After six days of deliberation, the jury found Gordon Parry, 48, of Westerham, Kent, a property developer, guilty on 10 counts of handling stolen goods. Patrick Clark, 53, a former scrap- metal dealer and nightclub owner of Chingford, Essex, was found guilty of conspiring to handle stolen goods. Both had denied the charges.

The jury acquitted Clark's son, Stephen, 26, a restaurateur, of conspiring to handle stolen goods from the 1983 robbery. He was immediately released by Judge Henry Pownall.

Before the jury could return verdicts on the remaining two defendants, the seven-month trial was adjourned until Monday because a juror's son had been badly hurt in a cliff fall.

The judge said that the court would arrange for the woman to be flown to Cornwall by helicopter immediately, with the rest of the jury being returned to their secret hotel for a sixth and seventh night until Monday.
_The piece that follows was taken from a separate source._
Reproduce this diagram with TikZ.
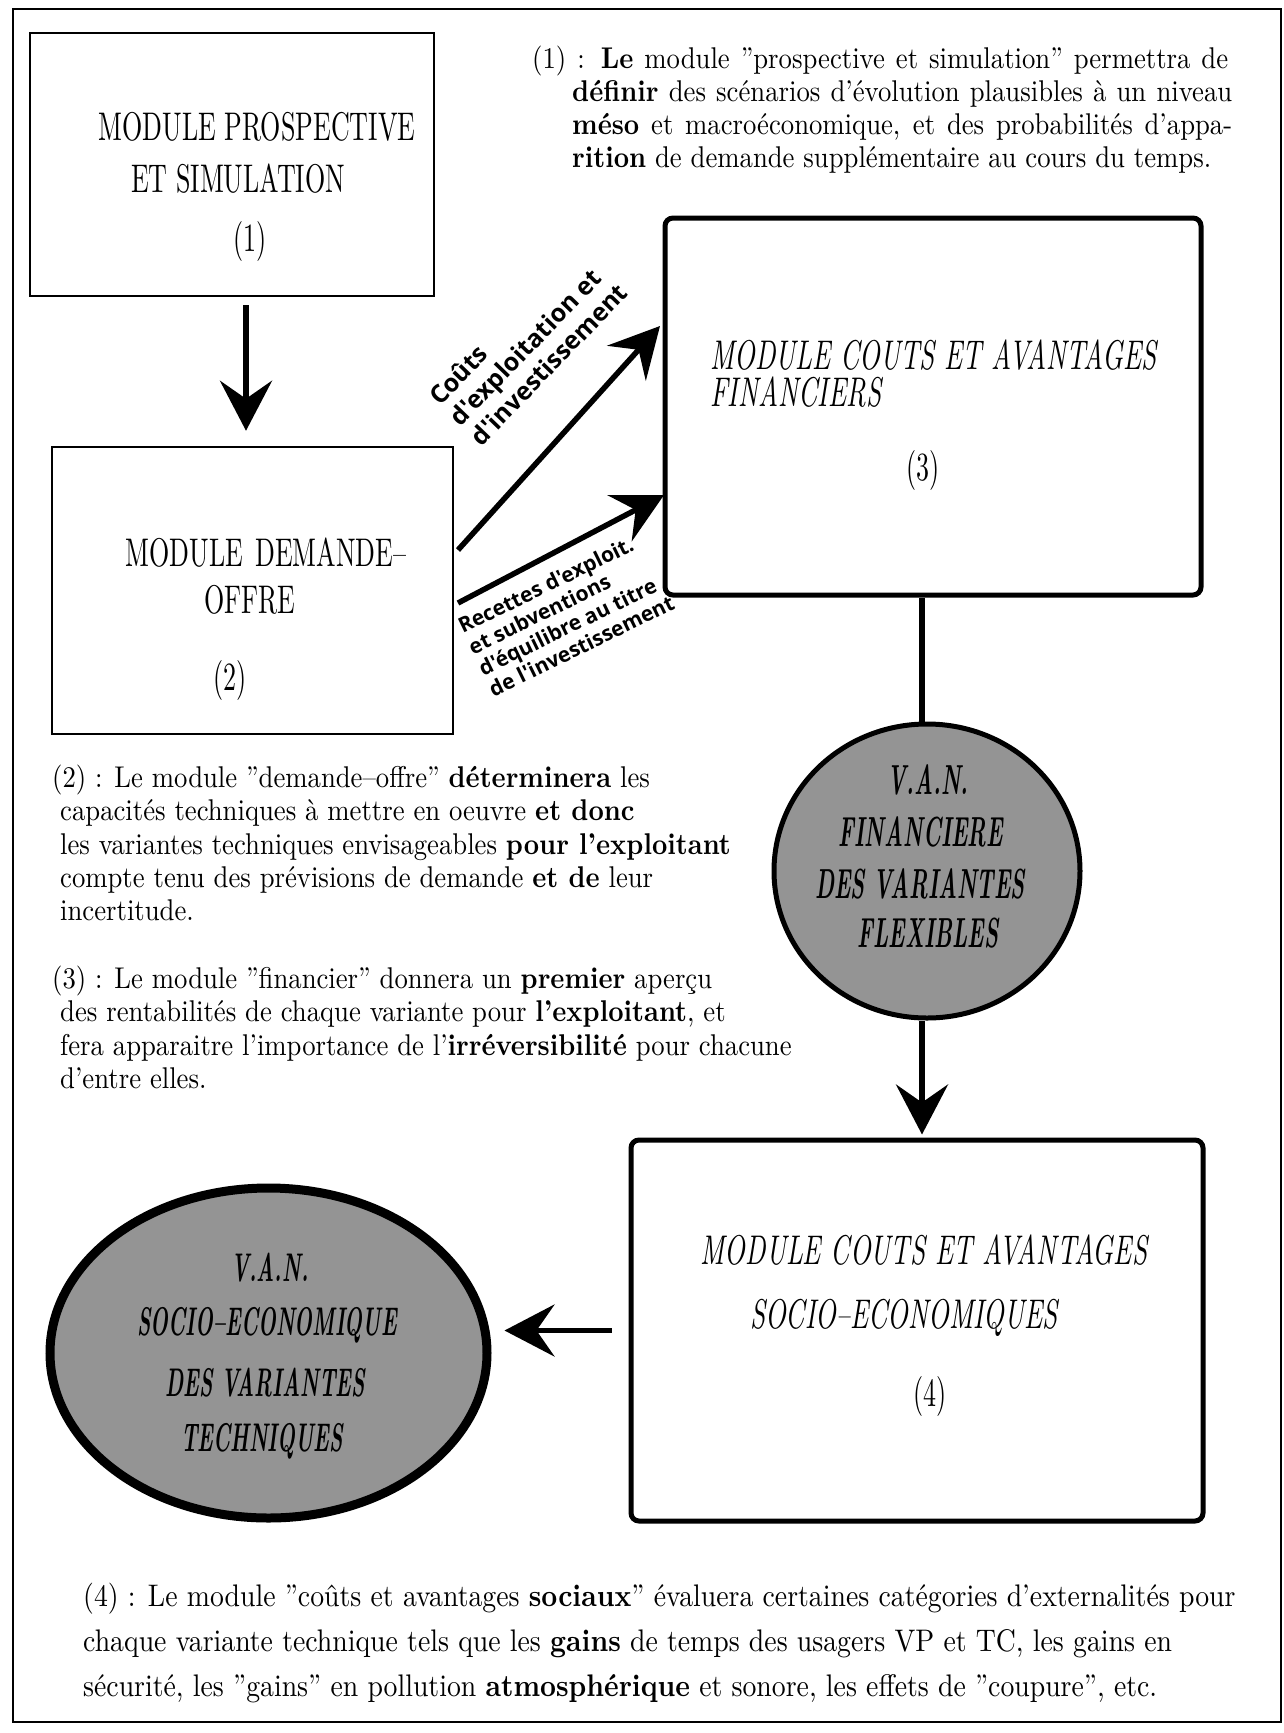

Jean Savage, 48, a tobacconist from West Kingsdown, and Brian Perry, 53, a mini-cab company owner from Biggin Hill, both in Kent, deny conspiring to launder the profits.
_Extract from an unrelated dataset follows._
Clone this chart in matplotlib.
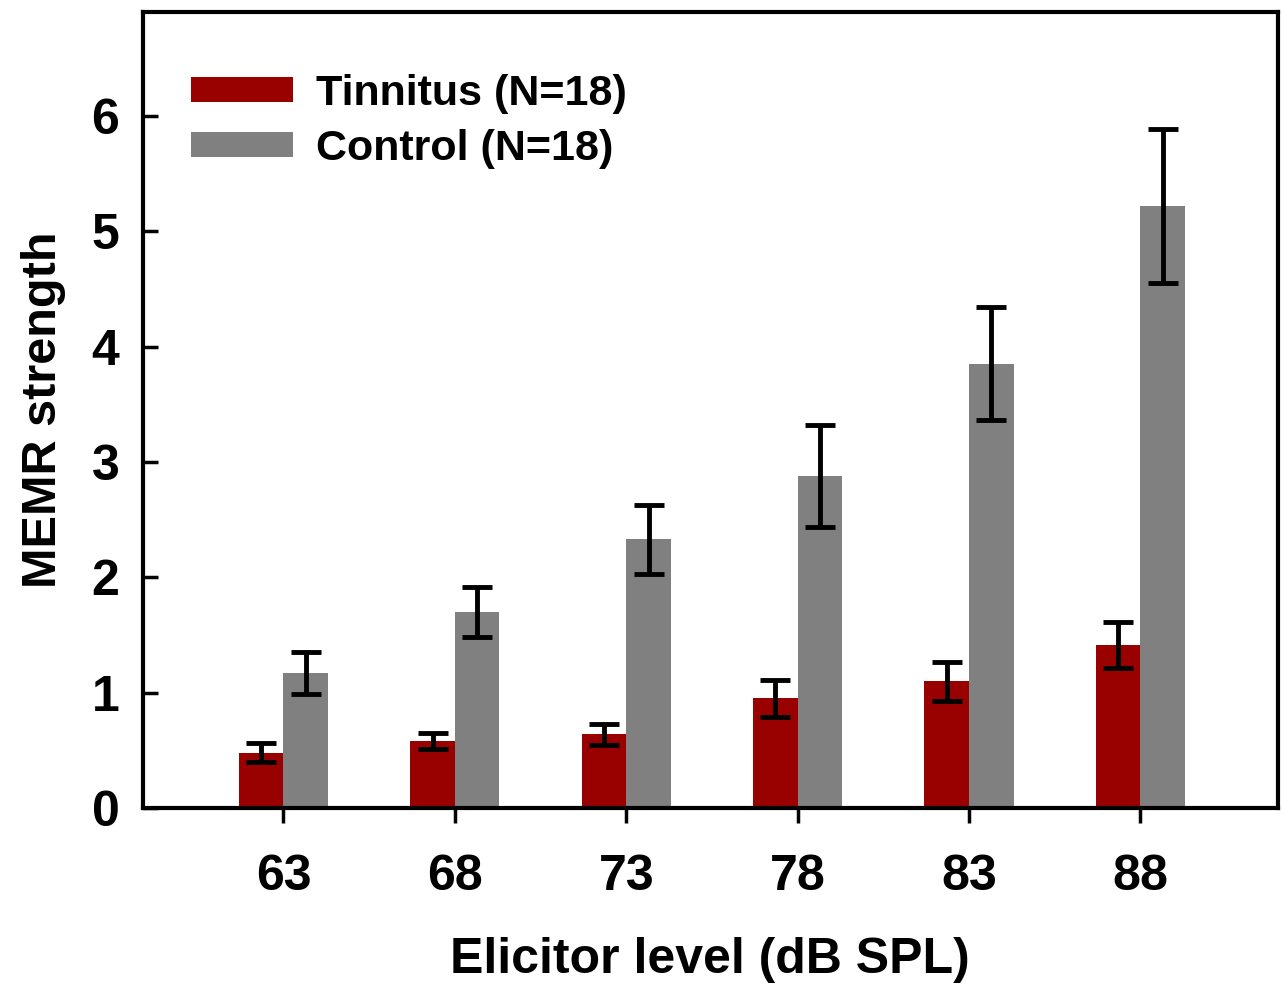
import numpy as np
import matplotlib
matplotlib.use("Agg")
import matplotlib.pyplot as plt

plt.rcParams['font.family'] = ['Liberation Sans', 'DejaVu Sans']
plt.rcParams['font.weight'] = 'bold'

levels = ["63", "68", "73", "78", "83", "88"]
tinnitus_mean = [0.48, 0.58, 0.64, 0.95, 1.10, 1.41]
tinnitus_err = [0.08, 0.07, 0.09, 0.16, 0.17, 0.20]
control_mean = [1.17, 1.70, 2.33, 2.88, 3.85, 5.22]
control_err = [0.18, 0.22, 0.30, 0.44, 0.49, 0.67]

fig = plt.figure(figsize=(12.82, 9.85), dpi=100)
ax = fig.add_axes([0.1115, 0.1797, 0.885, 0.808])

x = np.arange(len(levels))
width = 0.26
err_kw = dict(ecolor='black', elinewidth=3.5, capsize=11, capthick=3.5)
ax.bar(x - width / 2, tinnitus_mean, width, yerr=tinnitus_err, color='#990000',
       label='Tinnitus (N=18)', error_kw=err_kw)
ax.bar(x + width / 2, control_mean, width, yerr=control_err, color='#808080',
       label='Control (N=18)', error_kw=err_kw)

ax.set_xlim(-0.82, 5.80)
ax.set_ylim(0, 6.9)
ax.set_xticks(x)
ax.set_xticklabels(levels)
ax.set_yticks(range(7))

for side in ax.spines.values():
    side.set_linewidth(3)

ax.tick_params(axis='x', direction='out', length=11, width=2.5, pad=22, labelsize=36)
ax.tick_params(axis='y', direction='in', length=11, width=2.5, pad=17, labelsize=36)

ax.set_xlabel('Elicitor level (dB SPL)', fontsize=36, fontweight='bold', labelpad=27)
ax.set_ylabel('MEMR strength', fontsize=35, fontweight='bold', labelpad=18)

ax.legend(loc='upper left', bbox_to_anchor=(0.008, 0.971), frameon=False, fontsize=31,
          handlelength=2.37, handleheight=0.5, handletextpad=0.55, labelspacing=0.34)

plt.savefig('out.png', dpi=100)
The jury was told of a 'torrent' of profits from a complex money-laundering operation set up after the robbery in November 1983. Armed robbers escaped from a security warehouse at Heathrow with 3.4 tons of gold bullion worth pounds 26m. It was Britain's second-biggest robbery, after the Knightsbridge safety deposit raid in 1987.

The Brink's-Mat gold was never seen again, the court was told. But 'a river of cash started to flow within months of the robbery which turned into a torrent', said Michael Austin-Smith, QC, for the prosecution. Parry and Patrick Clark were 'part of a scheme to launder the cash to make it safe to use', he said. The case centred on the transfer of the money through various offshore bank accounts, properties and companies, so it would be 'cleansed of any association with the Brink's-Mat gold'.
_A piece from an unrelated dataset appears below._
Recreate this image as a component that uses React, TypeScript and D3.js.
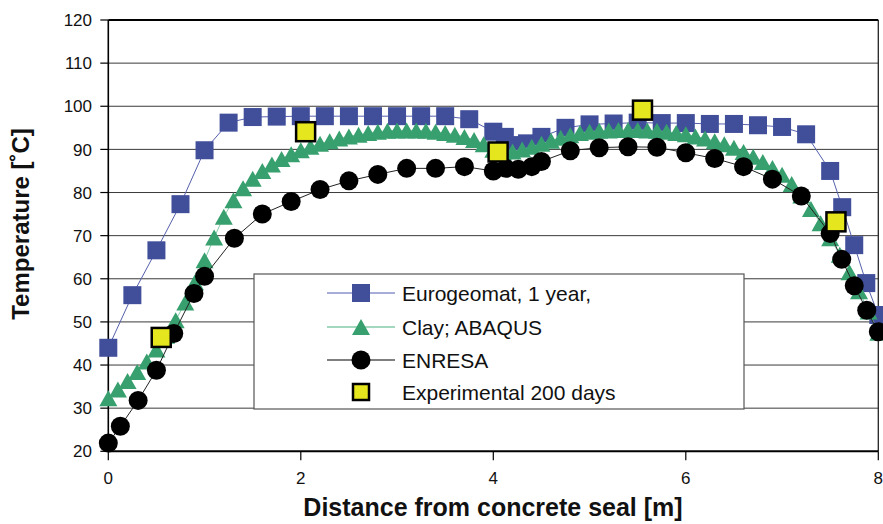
import React from 'react';
import * as d3 from 'd3';

const W = 883;
const H = 524;

// Eurogeomat, 1 year
const euroX = [0, 0.25, 0.5, 0.75, 1, 1.25, 1.5, 1.75, 2, 2.25, 2.5, 2.75, 3, 3.25, 3.5, 3.75, 4, 4.12, 4.22, 4.35, 4.5, 4.75, 5, 5.25, 5.5, 5.75, 6, 6.25, 6.5, 6.75, 7, 7.25, 7.5, 7.625, 7.75, 7.875, 8];
const euroT = [44.0, 56.2, 66.6, 77.3, 89.8, 96.2, 97.5, 97.6, 97.7, 97.7, 97.7, 97.7, 97.7, 97.7, 97.7, 97.0, 94.1, 92.9, 91.0, 91.4, 92.9, 95.0, 95.8, 96.0, 96.2, 96.1, 96.1, 95.9, 95.9, 95.6, 95.2, 93.5, 85.0, 76.6, 67.8, 59.0, 51.6];

// Clay; ABAQUS
const clayX = [0, 0.1, 0.2, 0.3, 0.4, 0.5, 0.6, 0.7, 0.8, 0.9, 1, 1.1, 1.2, 1.3, 1.4, 1.5, 1.6, 1.7, 1.8, 1.9, 2, 2.1, 2.2, 2.3, 2.4, 2.5, 2.6, 2.7, 2.8, 2.9, 3, 3.1, 3.2, 3.3, 3.4, 3.5, 3.6, 3.7, 3.8, 3.9, 4, 4.1, 4.2, 4.3, 4.4, 4.5, 4.6, 4.7, 4.8, 4.9, 5, 5.1, 5.2, 5.3, 5.4, 5.5, 5.6, 5.7, 5.8, 5.9, 6, 6.1, 6.2, 6.3, 6.4, 6.5, 6.6, 6.7, 6.8, 6.9, 7, 7.1, 7.2, 7.3, 7.4, 7.5, 7.6, 7.7, 7.8, 7.9, 8];
const clayT = [32.3, 34.3, 36.3, 38.4, 40.8, 43.6, 46.8, 50.4, 54.5, 59.2, 64.3, 69.6, 74.4, 78.2, 81.0, 83.2, 85.0, 86.5, 87.8, 88.9, 89.8, 90.6, 91.3, 91.9, 92.5, 93.0, 93.4, 93.8, 94.1, 94.3, 94.4, 94.4, 94.4, 94.3, 94.1, 93.8, 93.4, 92.9, 92.2, 91.2, 89.9, 89.3, 89.5, 90.0, 90.6, 91.3, 92.0, 92.7, 93.3, 93.8, 94.1, 94.3, 94.4, 94.5, 94.5, 94.5, 94.4, 94.3, 94.1, 93.8, 93.5, 93.0, 92.5, 91.9, 91.2, 90.4, 89.4, 88.3, 87.1, 85.7, 84.1, 82.0, 79.3, 76.2, 72.9, 69.4, 65.6, 61.5, 57.1, 52.4, 47.5];

// ENRESA
const enresaX = [0, 0.125, 0.31, 0.5, 0.68, 0.89, 1.0, 1.31, 1.6, 1.9, 2.2, 2.5, 2.8, 3.1, 3.4, 3.7, 4.0, 4.13, 4.26, 4.4, 4.5, 4.8, 5.1, 5.4, 5.7, 6.0, 6.3, 6.6, 6.9, 7.2, 7.5, 7.62, 7.75, 7.88, 8.0];
const enresaT = [21.9, 25.8, 31.8, 38.8, 47.3, 56.6, 60.6, 69.4, 75.0, 77.9, 80.7, 82.7, 84.2, 85.6, 85.6, 86.0, 85.0, 85.6, 85.4, 86.0, 87.2, 89.7, 90.4, 90.6, 90.5, 89.2, 87.9, 86.0, 83.1, 79.2, 70.5, 64.5, 58.4, 52.7, 47.7];

// Experimental 200 days
const expX = [0.55, 2.05, 4.05, 5.55, 7.56];
const expT = [46.4, 94.1, 89.4, 99.1, 73.2];

const yTicks = [20, 30, 40, 50, 60, 70, 80, 90, 100, 110, 120];
const xTicks = [0, 2, 4, 6, 8];

const legendLabels = ['Eurogeomat, 1 year,', 'Clay; ABAQUS', 'ENRESA', 'Experimental 200 days'];

const BLUE = '#414f9b';
const BLUE_LINE = '#5560ab';
const GREEN = '#37a06e';
const GREEN_LINE = '#86cba8';
const YELLOW = '#e6e61e';
const FONT = '"Liberation Sans", Arial, Helvetica, sans-serif';

const x = d3.scaleLinear().domain([0, 8]).range([108.3, 878.3]);
const y = d3.scaleLinear().domain([20, 120]).range([451.3, 20]);

const zip = (xs: number[], ys: number[]) => xs.map((v, i) => [v, ys[i]] as [number, number]);

const line = d3
  .line<[number, number]>()
  .x((d) => x(d[0]))
  .y((d) => y(d[1]));

const triPath = (cx: number, cy: number, w = 18, h = 16) =>
  `M${cx},${cy - h / 2}L${cx + w / 2},${cy + h / 2}L${cx - w / 2},${cy + h / 2}Z`;

const Square = ({ cx, cy, s, fill, stroke, sw }: any) => (
  <rect x={cx - s / 2} y={cy - s / 2} width={s} height={s} fill={fill} stroke={stroke} strokeWidth={sw} />
);

export default function App() {
  const euro = zip(euroX, euroT);
  const clay = zip(clayX, clayT);
  const enresa = zip(enresaX, enresaT);
  const exp = zip(expX, expT);

  const x0 = x(0);
  const x1 = x(8);
  const yTop = y(120);
  const yBot = y(20);

  const legX = 254;
  const legY = 274;
  const legW = 490;
  const legH = 135;
  const rows = [293, 327, 360, 392];
  const lx0 = 327;
  const lx1 = 395;
  const lm = 361;
  const tx = 402;

  return (
    <svg
      width={W}
      height={H}
      style={{ position: 'absolute', left: 0, top: 0, background: '#fff' }}
      fontFamily={FONT}
    >
      <rect x={0} y={0} width={W} height={H} fill="#fff" />

      {/* horizontal gridlines */}
      {yTicks
        .filter((t) => t > 20 && t < 120)
        .map((t) => (
          <line key={t} x1={x0} x2={x1} y1={y(t)} y2={y(t)} stroke="#3a3a3a" strokeWidth={1} />
        ))}

      {/* frame */}
      <line x1={x0} x2={x1} y1={yTop} y2={yTop} stroke="#000" strokeWidth={2} />
      <line x1={x1} x2={x1} y1={yTop} y2={yBot} stroke="#222" strokeWidth={1.3} />
      <line x1={x0} x2={x0} y1={yTop} y2={yBot} stroke="#000" strokeWidth={1.6} />
      <line x1={x0} x2={x1} y1={yBot} y2={yBot} stroke="#000" strokeWidth={2} />

      {/* y ticks */}
      {yTicks.map((t) => (
        <g key={t}>
          <line x1={x0 - 8} x2={x0} y1={y(t)} y2={y(t)} stroke="#000" strokeWidth={1.2} />
          <text x={92} y={y(t)} dy="0.36em" textAnchor="end" fontSize={17} fill="#111">
            {t}
          </text>
        </g>
      ))}

      {/* x ticks */}
      {xTicks.map((t) => (
        <g key={t}>
          <line x1={x(t)} x2={x(t)} y1={yBot} y2={yBot + 9} stroke="#000" strokeWidth={1.2} />
          <text x={x(t)} y={483.5} textAnchor="middle" fontSize={17} fill="#111">
            {t}
          </text>
        </g>
      ))}

      {/* axis titles */}
      <text
        x={493}
        y={516}
        textAnchor="middle"
        fontSize={25}
        fontWeight="bold"
        fill="#111"
      >
        Distance from concrete seal [m]
      </text>
      <text
        transform={`translate(29,224) rotate(-90)`}
        textAnchor="middle"
        fontSize={24}
        fontWeight="bold"
        fill="#111"
      >
        Temperature [˚C]
      </text>

      {/* Eurogeomat */}
      <path d={line(euro) || ''} fill="none" stroke={BLUE_LINE} strokeWidth={1} />
      {euro.map((d, i) => (
        <Square key={i} cx={x(d[0])} cy={y(d[1])} s={18} fill={BLUE} />
      ))}

      {/* Clay; ABAQUS */}
      <path d={line(clay) || ''} fill="none" stroke={GREEN_LINE} strokeWidth={1} />
      {clay.map((d, i) => (
        <path key={i} d={triPath(x(d[0]), y(d[1]))} fill={GREEN} />
      ))}

      {/* ENRESA */}
      <path d={line(enresa) || ''} fill="none" stroke="#222" strokeWidth={1} />
      {enresa.map((d, i) => (
        <circle key={i} cx={x(d[0])} cy={y(d[1])} r={9.5} fill="#000" />
      ))}

      {/* Experimental */}
      {exp.map((d, i) => (
        <Square key={i} cx={x(d[0])} cy={y(d[1])} s={19} fill={YELLOW} stroke="#000" sw={2.5} />
      ))}

      {/* legend */}
      <rect x={legX} y={legY} width={legW} height={legH} fill="#fff" stroke="#555" strokeWidth={1.2} />
      <line x1={lx0} x2={lx1} y1={rows[0]} y2={rows[0]} stroke="#8b91cb" strokeWidth={1.3} />
      <Square cx={lm} cy={rows[0]} s={18} fill={BLUE} />
      <line x1={lx0} x2={lx1} y1={rows[1]} y2={rows[1]} stroke={GREEN_LINE} strokeWidth={1.3} />
      <path d={triPath(lm, rows[1])} fill={GREEN} />
      <line x1={lx0} x2={lx1} y1={rows[2]} y2={rows[2]} stroke="#555" strokeWidth={1.3} />
      <circle cx={lm} cy={rows[2]} r={9.5} fill="#000" />
      <Square cx={lm} cy={rows[3]} s={16} fill={YELLOW} stroke="#000" sw={2.5} />
      {legendLabels.map((t, i) => (
        <text key={t} x={tx} y={rows[i]} dy="0.36em" fontSize={21} fill="#111">
          {t}
        </text>
      ))}
    </svg>
  );
}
Parry was a 'wheeling dealing businessman' who dabbled in property in a small way, according to Mr Austin- Smith. With a solicitor, Michael Relton, jailed for his part in the laundering scheme in 1987, Parry was the front man for a series of property deals. Money was put into offshore accounts and then brought back to be invested in the UK, 'much in Docklands during the mid- Eighties boom'. Parry went on the run when police issued a warrant for his arrest. He was later arrested in Spain and returned to England for trial.

The prosecution alleged Patrick Clark banked pounds 3.2m into an account at the Bank of Ireland's branch in Finchley, north London, and more than pounds 1m in a branch account in Ilford, Essex. The money was part of the proceeds from the stolen gold.